We were up together for quite a while, and apparently talking
loudly enough that my husband had to come and close her door so we didn’t wake
up her brother too. As we snuggled and made sense of her awful dream I named rejection—and talked about how it
doesn’t feel good, not for kids and not for grown ups. She talked about how her
BFF sometimes says, “I don’t want to be
your friend anymore”, and how that feels awful too—and my girl was able to
say that it’s probably that she’s just
mad and doesn’t know how to say it.
I assured her that grown ups do this
too, and some may say, “I want a divorce”

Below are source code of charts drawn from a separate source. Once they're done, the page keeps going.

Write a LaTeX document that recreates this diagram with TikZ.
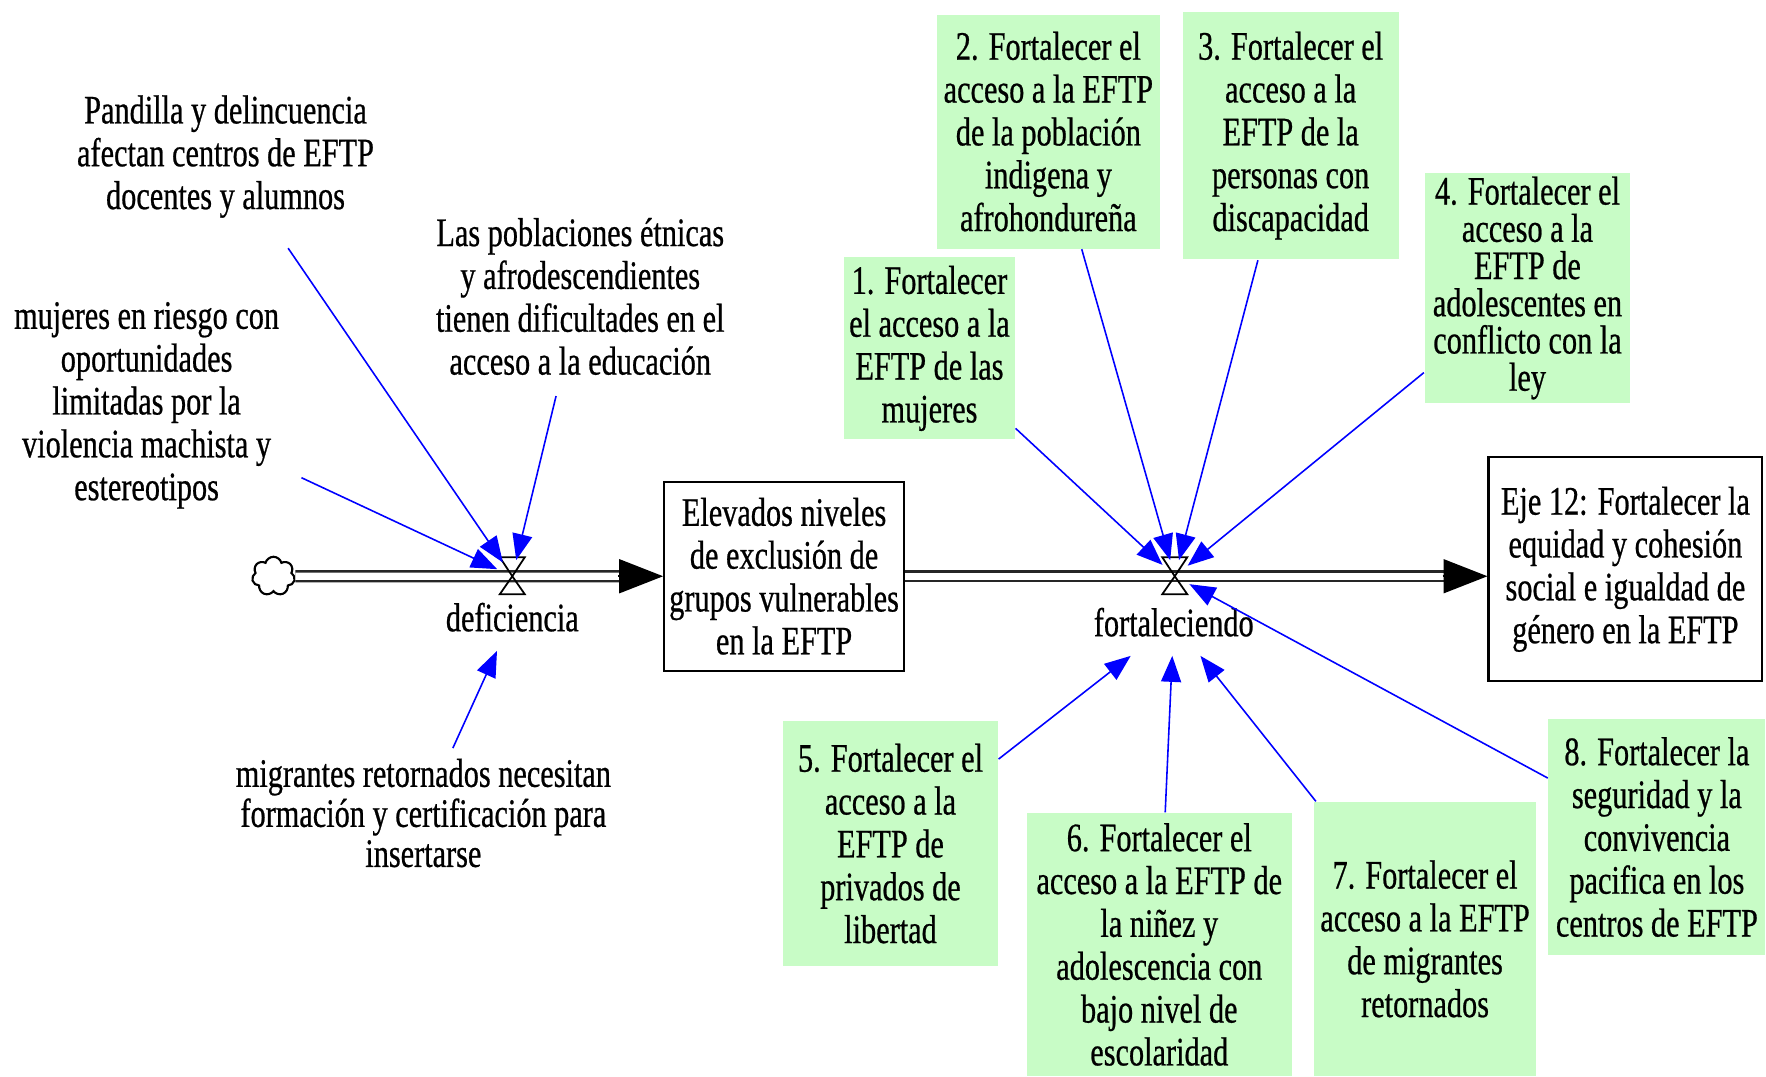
\documentclass[tikz,border=0pt]{standalone}
\usepackage{fontspec}
\setmainfont{Liberation Serif}[FakeStretch=0.75,FakeBold=0.6]
\usepackage{xcolor}
\usetikzlibrary{arrows.meta,shapes.symbols}

\definecolor{verdeclaro}{RGB}{200,252,198}

\begin{document}
\begin{tikzpicture}[
        texto/.style={align=center, inner sep=0pt, font=\fontsize{11.5}{12.2}\selectfont},
        nivel/.style={texto, draw, fill=white, line width=0.6pt},
        caja/.style={texto, fill=verdeclaro},
        valvula/.style={circle, minimum size=3.2mm, inner sep=0pt},
        etiqueta/.style={texto, minimum height=6.6mm},
        tubo/.style={draw=black!85, double=white, double distance=0.75mm, line width=0.25mm},
        punta/.style={line width=0.5pt, -{Triangle[length=4.4mm,width=3.4mm]}},
        causa/.style={blue, line width=0.45pt, -{Triangle[length=2.6mm,width=2mm]}}
    ]
            \filldraw[white] (0,0) rectangle (17.66,10.76);
            \useasboundingbox (0,0) rectangle (17.66,10.76);

            % flujo principal
            \node[cloud, cloud puffs=7, draw, line width=0.6pt, minimum width=4.3mm, minimum height=3.9mm, inner sep=0pt] (nube) at (2.73,5.00) {};
            \node[valvula] (vdef) at (5.12,5.00) {};
            \node[valvula] (vfor) at (11.75,5.00) {};
            \node[nivel, minimum width=2.40cm, minimum height=1.89cm] (exclusion) at (7.84,5.00) {Elevados niveles\\de exclusión de\\grupos vulnerables\\en la EFTP};
            \node[nivel, minimum width=2.74cm, minimum height=2.24cm] (eje12) at (16.26,5.07) {Eje 12: Fortalecer la\\equidad y cohesión\\social e igualdad de\\género en la EFTP};
            \coordinate (entradaeje) at (vfor -| eje12.west);

            \draw[tubo, shorten >=4.2mm] (nube) -- (exclusion);
            \draw[punta] ([xshift=-4.5mm]exclusion.west) -- (exclusion.west);
            \draw[tubo, shorten >=4.2mm] (exclusion.east) -- (entradaeje);
            \draw[punta] ([xshift=-4.5mm]entradaeje) -- (entradaeje);

            \foreach \v in {vdef,vfor}
                \draw[line width=0.5pt] (\v.center) -- ++(-1.25mm,1.9mm) -- ++(2.5mm,0) -- cycle
                    (\v.center) -- ++(-1.25mm,-1.8mm) -- ++(2.5mm,0) -- cycle;

            \node[etiqueta] (ldef) at (5.12,4.59) {deficiencia};
            \node[etiqueta] (lfor) at (11.74,4.54) {fortaleciendo};

            % causas de la deficiencia
            \node[texto] (pandilla) at (2.25,9.20) {Pandilla y delincuencia\\afectan centros de EFTP\\docentes y alumnos};
            \node[texto] (etnicas) at (5.80,7.80) {Las poblaciones étnicas\\y afrodescendientes\\tienen dificultades en el\\acceso a la educación};
            \node[texto] (mujeres) at (1.46,6.71) {mujeres en riesgo con\\oportunidades\\limitadas por la\\violencia machista y\\estereotipos};
            \node[texto, font=\fontsize{11.5}{11.4}\selectfont] (migrantes) at (4.23,2.63) {migrantes retornados necesitan\\formación y certificación para\\insertarse};

            \draw[causa, shorten <=3.6mm] (pandilla) -- (vdef);
            \draw[causa, shorten <=2.4mm] (mujeres) -- (vdef);
            \draw[causa, shorten <=2.1mm] (etnicas) -- (vdef);
            \draw[causa, shorten <=1.1mm] (migrantes) -- (ldef);

            % lineas de fortalecimiento
            \node[caja, minimum width=1.71cm, minimum height=1.82cm] (linea1) at (9.295,7.28) {1. Fortalecer\\el acceso a la\\EFTP de las\\mujeres};
            \node[caja, minimum width=2.23cm, minimum height=2.34cm] (linea2) at (10.485,9.45) {2. Fortalecer el\\acceso a la EFTP\\de la población\\indigena y\\afrohondureña};
            \node[caja, minimum width=2.16cm, minimum height=2.48cm] (linea3) at (12.91,9.41) {3. Fortalecer el\\acceso a la\\EFTP de la\\personas con\\discapacidad};
            \node[caja, minimum width=2.06cm, minimum height=2.31cm, font=\fontsize{11.5}{10.6}\selectfont] (linea4) at (15.28,7.885) {4. Fortalecer el\\acceso a la\\EFTP de\\adolescentes en\\conflicto con la\\ley};
            \node[caja, minimum width=2.15cm, minimum height=2.45cm] (linea5) at (8.905,2.325) {5. Fortalecer el\\acceso a la\\EFTP de\\privados de\\libertad};
            \node[caja, minimum width=2.65cm, minimum height=2.63cm] (linea6) at (11.595,1.315) {6. Fortalecer el\\acceso a la EFTP de\\la niñez y\\adolescencia con\\bajo nivel de\\escolaridad};
            \node[caja, minimum width=2.23cm, minimum height=2.74cm] (linea7) at (14.255,1.37) {7. Fortalecer el\\acceso a la EFTP\\de migrantes\\retornados};
            \node[caja, minimum width=2.17cm, minimum height=2.36cm] (linea8) at (16.575,2.39) {8. Fortalecer la\\seguridad y la\\convivencia\\pacifica en los\\centros de EFTP};

            \draw[causa] (linea1) -- (vfor);
            \draw[causa] (linea2) -- (vfor);
            \draw[causa] (linea3) -- (vfor);
            \draw[causa] (linea4) -- (vfor);
            \draw[causa] (linea5) -- (lfor);
            \draw[causa] (linea6) -- (lfor);
            \draw[causa] (linea7) -- (lfor);
            \draw[causa] (linea8) -- (vfor);
\end{tikzpicture}
\end{document}
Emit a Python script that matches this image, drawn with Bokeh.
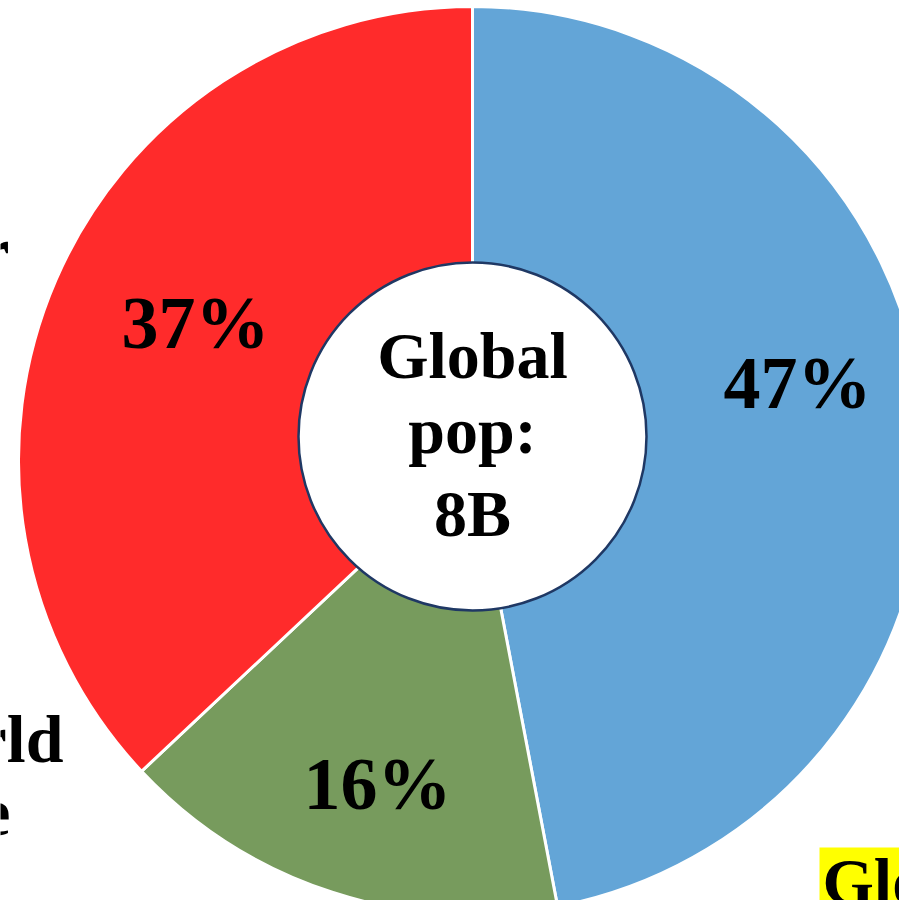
import numpy as np
from bokeh.plotting import figure
from bokeh.models import Range1d, ColumnDataSource
from bokeh.core.properties import value
from bokeh.embed import file_html
from bokeh.resources import INLINE

# ---------------- data ----------------
categories = ["Group A", "Group B", "Group C"]
shares = [47, 16, 37]                       # percent of global population
colors = ["#63A5D7", "#779B5D", "#FF2B2B"]
center_lines = ["Global", "pop:", "8B"]

# ---------------- layout (reference pixel space) ----------------
PW, PH = 899, 900
H = 916

def sy(y_screen):
    return H - y_screen

TXT_FIX = 25                                  # baseline correction (px)

def ty(baseline_screen):
    return sy(baseline_screen - TXT_FIX)

CX, CY = 472, sy(460)                        # donut centre
R_OUT = 454
HOLE_X, HOLE_Y, HOLE_R = 472, sy(436), 174

p = figure(width=PW, height=PH, x_range=Range1d(0, PW), y_range=Range1d(H - PH, H),
           output_backend="svg", toolbar_location=None, min_border=0,
           background_fill_color="white", border_fill_color="white")
p.axis.visible = False
p.grid.visible = False
p.outline_line_color = None

frac = np.array(shares, dtype=float) / sum(shares)
cum = np.concatenate([[0.0], np.cumsum(frac)])
start = np.pi / 2 - 2 * np.pi * cum[:-1]
end = np.pi / 2 - 2 * np.pi * cum[1:]

src = ColumnDataSource(dict(cat=categories, start=start, end=end, color=colors,
                            x=[CX] * 3, y=[CY] * 3))
p.wedge(x="x", y="y", radius=R_OUT, start_angle="start", end_angle="end",
        direction="clock", fill_color="color", line_color="white",
        line_width=3, source=src)

# centre hole
p.circle(x=[HOLE_X], y=[HOLE_Y], radius=HOLE_R, fill_color="white",
         line_color="#1F3864", line_width=2.5)

FONT = value("Liberation Serif")

# percentage labels (anchor positions in reference pixels)
label_pos = [(797, 407), (377, 808), (195, 347)]
p.text(x=[q[0] for q in label_pos], y=[ty(q[1]) for q in label_pos],
       text=[f"{v}%" for v in shares], text_font=FONT, text_font_style="bold",
       text_font_size="74px", text_align="center",
       text_baseline="alphabetic", text_color="black")

# centre text
center_baselines = [380, 455, 538]
p.text(x=[HOLE_X] * 3, y=[ty(b) for b in center_baselines], text=center_lines,
       text_font=FONT, text_font_style="bold", text_font_size="66px",
       text_align="center", text_baseline="alphabetic", text_color="black")

# partially visible side texts
p.text(x=[9, 63, 10], y=[ty(275), ty(763), ty(837)], text=["r", "rld", "e"],
       text_font=FONT, text_font_style="bold", text_font_size="68px",
       text_align="right", text_baseline="alphabetic", text_color="black")

# highlighted corner text
p.quad(left=[819], right=[PW], bottom=[sy(916)], top=[sy(847)],
       fill_color="#FFFF00", line_color=None)
p.text(x=[822], y=[ty(906)], text=["Glo"], text_font=FONT,
       text_font_style="bold", text_font_size="66px",
       text_align="left", text_baseline="alphabetic", text_color="black")

open("out.html", "w").write(file_html(p, INLINE))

when they really mean, “You hurt me
and I’m devastated.”
As we chatted I realized the profundity of these conversations.
We spoke of worthiness, enoughness, and how I would march into the principal’s office and
let her know if a teacher ever said anything even a little bit like that.
We talked about a family member with special
needs and how he is totally enough even though he doesn’t do a thing. And how
he would be enough even if he were an adult who needed help with every life
task.
And I continued to affirm to my sweet girl that enoughness has nothing to do with what we do or produce or can achieve,
but that it has everything to do with who
we are. I fundamentally believe people matter because they are, not because they do.
Even if she was the worst at math, or the slowest
runner, or got left out, or when I fail
at completing small tasks on my to-do list, or burn something on the barbecue
(again), none of these things have anything to do with our enoughness in the
world.
And I told her she’ll probably forget from time to time. That she might
question her enoughness when her feelings get hurt, or if she doesn’t make the
team, or is excluded from a party. And I told her that if she ever forgets if she’s enough, that I will always be there to
remind her of her enoughness in the world.
It’s rare that a 5:38am wake up would be something I am grateful for, but
today, I am.
As I heard her recount her dream to her brother before school it
was just as heartbreaking to hear the second time around, but this time there
weren’t tears—just her telling her brother how mom would make sure a teacher
who did that got in trouble for being so rude.
Oh, that she would know she is enough.
Oh, that we would know we are
enough. Not because of what we do, but because the space we occupy in the world
matters.
That we are significant simply because we are.